### WHAT TO PRODUCE
In the lines below, output everything from the first line through the line containing "const ampTicks = [0, 0.5, 1];" exactly as it is. Pictures are not part of the output.

☆ ☆ ☆ ☆ ☆ ☆ ☆

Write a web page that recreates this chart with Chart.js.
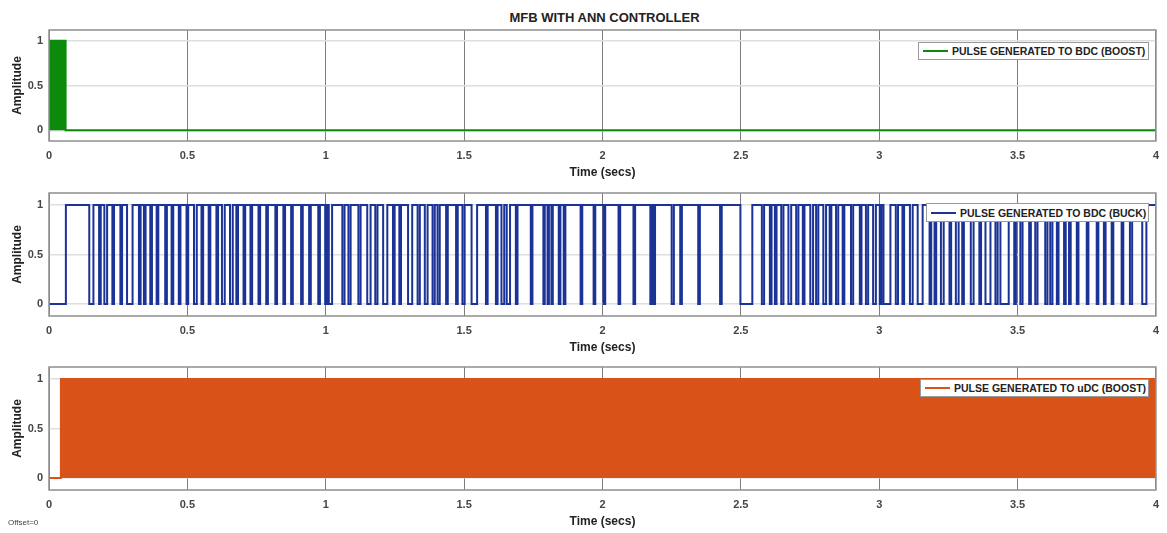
<!DOCTYPE html>
<html>
<head>
<meta charset="utf-8">
<title>MFB WITH ANN CONTROLLER</title>
<script src="https://cdn.jsdelivr.net/npm/chart.js@4.4.1/dist/chart.umd.min.js"></script>
<style>
  body { margin: 0; background: #fff; width: 1167px; height: 533px; position: relative; overflow: hidden;
         font-family: 'Liberation Sans', Arial, sans-serif; }
  canvas { position: absolute; left: 0; }
  .title { position: absolute; top: 10px; left: 49px; width: 1111px; text-align: center;
           font-weight: bold; font-size: 13px; color: #222; }
  .legend { position: absolute; background: #fff; border: 1px solid #9a9a9a; box-sizing: border-box;
            display: flex; align-items: center; padding: 0 4px; white-space: nowrap;
            font-weight: bold; font-size: 10.5px; color: #222; }
  .legend i { display: inline-block; width: 25px; height: 2px; margin-right: 4px; flex: none; }
  .offset { position: absolute; left: 8px; top: 518px; font-size: 8px; color: #444; }
</style>
</head>
<body>
<div class="title">MFB WITH ANN CONTROLLER</div>
<canvas id="boost" width="1167" height="183" style="top:0px"></canvas>
<canvas id="buck" width="1167" height="185" style="top:173px"></canvas>
<canvas id="udc" width="1167" height="185" style="top:347px"></canvas>
<div class="legend" style="left:918px; top:42px; width:231px; height:18px"><i style="background:#0b8a0b"></i>PULSE GENERATED TO BDC (BOOST)</div>
<div class="legend" style="left:926px; top:203px; width:223px; height:19px"><i style="background:#1b3396"></i>PULSE GENERATED TO BDC (BUCK)</div>
<div class="legend" style="left:920px; top:379px; width:229px; height:18px"><i style="background:#d95319"></i>PULSE GENERATED TO uDC (BOOST)</div>
<div class="offset">Offset=0</div>
<script>
// axis ticks
const timeTicks = [0, 0.5, 1, 1.5, 2, 2.5, 3, 3.5, 4];
const ampTicks = [0, 0.5, 1];

// BDC boost pulse: switching burst at start (drawn as its envelope), then off
const boostBurstStart = 0;
const boostBurstEnd = 0.06;

// BDC buck pulse: goes high at buckRise, then short drops to 0 (centre time, length in s)
const buckRise = 0.061;
const buckDipAt = [
  0.153, 0.184, 0.205, 0.232, 0.261, 0.292, 0.328, 0.346, 0.369, 0.392, 0.423, 0.446,
  0.472, 0.500, 0.529, 0.554, 0.580, 0.608, 0.630, 0.659, 0.680, 0.706, 0.731, 0.760,
  0.788, 0.821, 0.850, 0.878, 0.914, 0.943, 0.976, 1.001, 1.017, 1.064, 1.086, 1.122,
  1.156, 1.183, 1.215, 1.246, 1.269, 1.305, 1.336, 1.363, 1.390, 1.408, 1.438, 1.474,
  1.498, 1.537, 1.582, 1.618, 1.640, 1.660, 1.690, 1.744, 1.789, 1.804, 1.818, 1.845,
  1.863, 1.924, 1.971, 2.007, 2.061, 2.115, 2.176, 2.187, 2.254, 2.284, 2.349, 2.428,
  2.520, 2.580, 2.608, 2.626, 2.650, 2.677, 2.704, 2.727, 2.756, 2.776, 2.803, 2.824,
  2.848, 2.871, 2.902, 2.933, 2.956, 2.983, 3.005, 3.028, 3.064, 3.087, 3.116, 3.148,
  3.185, 3.203, 3.228, 3.257, 3.282, 3.303, 3.336, 3.365, 3.393, 3.424, 3.453, 3.491,
  3.514, 3.545, 3.568, 3.604, 3.622, 3.645, 3.671, 3.689, 3.717, 3.753, 3.789, 3.815,
  3.843, 3.879, 3.910, 3.958
];
const buckDipLen = [
  0.015, 0.006, 0.010, 0.006, 0.006, 0.020, 0.006, 0.006, 0.006, 0.006, 0.006, 0.006,
  0.006, 0.006, 0.010, 0.006, 0.006, 0.006, 0.010, 0.010, 0.006, 0.006, 0.006, 0.006,
  0.006, 0.006, 0.006, 0.006, 0.006, 0.006, 0.006, 0.006, 0.012, 0.008, 0.008, 0.008,
  0.012, 0.008, 0.015, 0.006, 0.006, 0.015, 0.008, 0.010, 0.008, 0.008, 0.006, 0.006,
  0.008, 0.020, 0.006, 0.006, 0.010, 0.012, 0.006, 0.006, 0.005, 0.005, 0.005, 0.006,
  0.006, 0.006, 0.006, 0.006, 0.006, 0.006, 0.006, 0.006, 0.008, 0.006, 0.006, 0.006,
  0.043, 0.008, 0.006, 0.006, 0.008, 0.010, 0.008, 0.006, 0.010, 0.008, 0.010, 0.006,
  0.008, 0.006, 0.008, 0.006, 0.008, 0.010, 0.006, 0.025, 0.008, 0.006, 0.010, 0.018,
  0.006, 0.006, 0.010, 0.006, 0.010, 0.006, 0.010, 0.006, 0.018, 0.008, 0.030, 0.006,
  0.008, 0.006, 0.008, 0.008, 0.008, 0.006, 0.006, 0.006, 0.006, 0.006, 0.006, 0.006,
  0.006, 0.006, 0.008, 0.015
];

// uDC boost pulse: first edge, then dense switching (drawn as its envelope) to the end
const udcFirstRise = 0.043;
const udcFirstFall = 0.047;
const udcBurstStart = 0.05;
const udcBurstEnd = 4;

const tEnd = 4;

// ---- build point lists for the library ----
const boostPoints = [
  {x: boostBurstStart, y: 0}, {x: boostBurstStart, y: 1}, {x: boostBurstEnd, y: 1},
  {x: boostBurstEnd, y: 0}, {x: tEnd, y: 0}
];

const buckPoints = [{x: 0, y: 0}, {x: buckRise, y: 0}, {x: buckRise, y: 1}];
buckDipAt.forEach((t, i) => {
  const s = t - buckDipLen[i] / 2, e = t + buckDipLen[i] / 2;
  buckPoints.push({x: s, y: 1}, {x: s, y: 0}, {x: e, y: 0}, {x: e, y: 1});
});
buckPoints.push({x: tEnd, y: 1});

const udcPoints = [
  {x: 0, y: 0}, {x: udcFirstRise, y: 0}, {x: udcFirstRise, y: 1}, {x: udcFirstFall, y: 1},
  {x: udcFirstFall, y: 0}, {x: udcBurstStart, y: 0}, {x: udcBurstStart, y: 1},
  {x: udcBurstEnd, y: 1}, {x: udcBurstEnd, y: 0}
];

// box round the plot area
const framePlugin = {
  id: 'frame',
  afterDatasetsDraw(chart) {
    const {ctx, chartArea: a} = chart;
    ctx.save();
    ctx.strokeStyle = '#8f8f8f';
    ctx.lineWidth = 1.5;
    ctx.strokeRect(a.left, a.top, a.right - a.left, a.bottom - a.top);
    ctx.restore();
  }
};

const tickFont = { family: "'Liberation Sans', Arial, sans-serif", size: 11, weight: 'bold' };
const titleFont = { family: "'Liberation Sans', Arial, sans-serif", size: 12, weight: 'bold' };

function makePanel(id, points, color, filled, padTop) {
  new Chart(document.getElementById(id).getContext('2d'), {
    type: 'line',
    data: {
      datasets: [{
        data: points,
        borderColor: color,
        backgroundColor: color,
        borderWidth: 2,
        pointRadius: 0,
        tension: 0,
        fill: filled ? 'origin' : false
      }]
    },
    options: {
      responsive: false,
      animation: false,
      parsing: false,
      layout: { padding: { top: padTop, right: 7, left: 0, bottom: 0 } },
      plugins: { legend: { display: false }, tooltip: { enabled: false } },
      scales: {
        x: {
          type: 'linear', min: 0, max: tEnd,
          afterBuildTicks: s => { s.ticks = timeTicks.map(v => ({value: v})); },
          afterFit: s => { s.height = 42; },
          ticks: { font: tickFont, color: '#454545', padding: 8, maxRotation: 0,
                   callback: v => String(v) },
          grid: { color: '#7d7d7d', lineWidth: 1, drawTicks: false },
          border: { display: false },
          title: { display: true, text: 'Time (secs)', font: titleFont, color: '#222',
                   padding: { top: 0, bottom: 3 } }
        },
        y: {
          min: -0.12, max: 1.12,
          afterBuildTicks: s => { s.ticks = ampTicks.map(v => ({value: v})); },
          afterFit: s => { s.width = 49; },
          ticks: { font: tickFont, color: '#454545', padding: 6, callback: v => String(v) },
          grid: { color: '#dedede', lineWidth: 1.5, drawTicks: false },
          border: { display: false },
          title: { display: true, text: 'Amplitude', font: titleFont, color: '#222',
                   padding: { top: 10, bottom: 0 } }
        }
      }
    },
    plugins: [framePlugin]
  });
}

makePanel('boost', boostPoints, '#0b8a0b', true, 30);
makePanel('buck', buckPoints, '#1b3396', false, 20);
makePanel('udc', udcPoints, '#d95319', true, 20);
</script>
</body>
</html>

☆ ☆ ☆ ☆ ☆ ☆ ☆

### COMPLETE ANSWER
Write a web page that recreates this chart with Chart.js.
<!DOCTYPE html>
<html>
<head>
<meta charset="utf-8">
<title>MFB WITH ANN CONTROLLER</title>
<script src="https://cdn.jsdelivr.net/npm/chart.js@4.4.1/dist/chart.umd.min.js"></script>
<style>
  body { margin: 0; background: #fff; width: 1167px; height: 533px; position: relative; overflow: hidden;
         font-family: 'Liberation Sans', Arial, sans-serif; }
  canvas { position: absolute; left: 0; }
  .title { position: absolute; top: 10px; left: 49px; width: 1111px; text-align: center;
           font-weight: bold; font-size: 13px; color: #222; }
  .legend { position: absolute; background: #fff; border: 1px solid #9a9a9a; box-sizing: border-box;
            display: flex; align-items: center; padding: 0 4px; white-space: nowrap;
            font-weight: bold; font-size: 10.5px; color: #222; }
  .legend i { display: inline-block; width: 25px; height: 2px; margin-right: 4px; flex: none; }
  .offset { position: absolute; left: 8px; top: 518px; font-size: 8px; color: #444; }
</style>
</head>
<body>
<div class="title">MFB WITH ANN CONTROLLER</div>
<canvas id="boost" width="1167" height="183" style="top:0px"></canvas>
<canvas id="buck" width="1167" height="185" style="top:173px"></canvas>
<canvas id="udc" width="1167" height="185" style="top:347px"></canvas>
<div class="legend" style="left:918px; top:42px; width:231px; height:18px"><i style="background:#0b8a0b"></i>PULSE GENERATED TO BDC (BOOST)</div>
<div class="legend" style="left:926px; top:203px; width:223px; height:19px"><i style="background:#1b3396"></i>PULSE GENERATED TO BDC (BUCK)</div>
<div class="legend" style="left:920px; top:379px; width:229px; height:18px"><i style="background:#d95319"></i>PULSE GENERATED TO uDC (BOOST)</div>
<div class="offset">Offset=0</div>
<script>
// axis ticks
const timeTicks = [0, 0.5, 1, 1.5, 2, 2.5, 3, 3.5, 4];
const ampTicks = [0, 0.5, 1];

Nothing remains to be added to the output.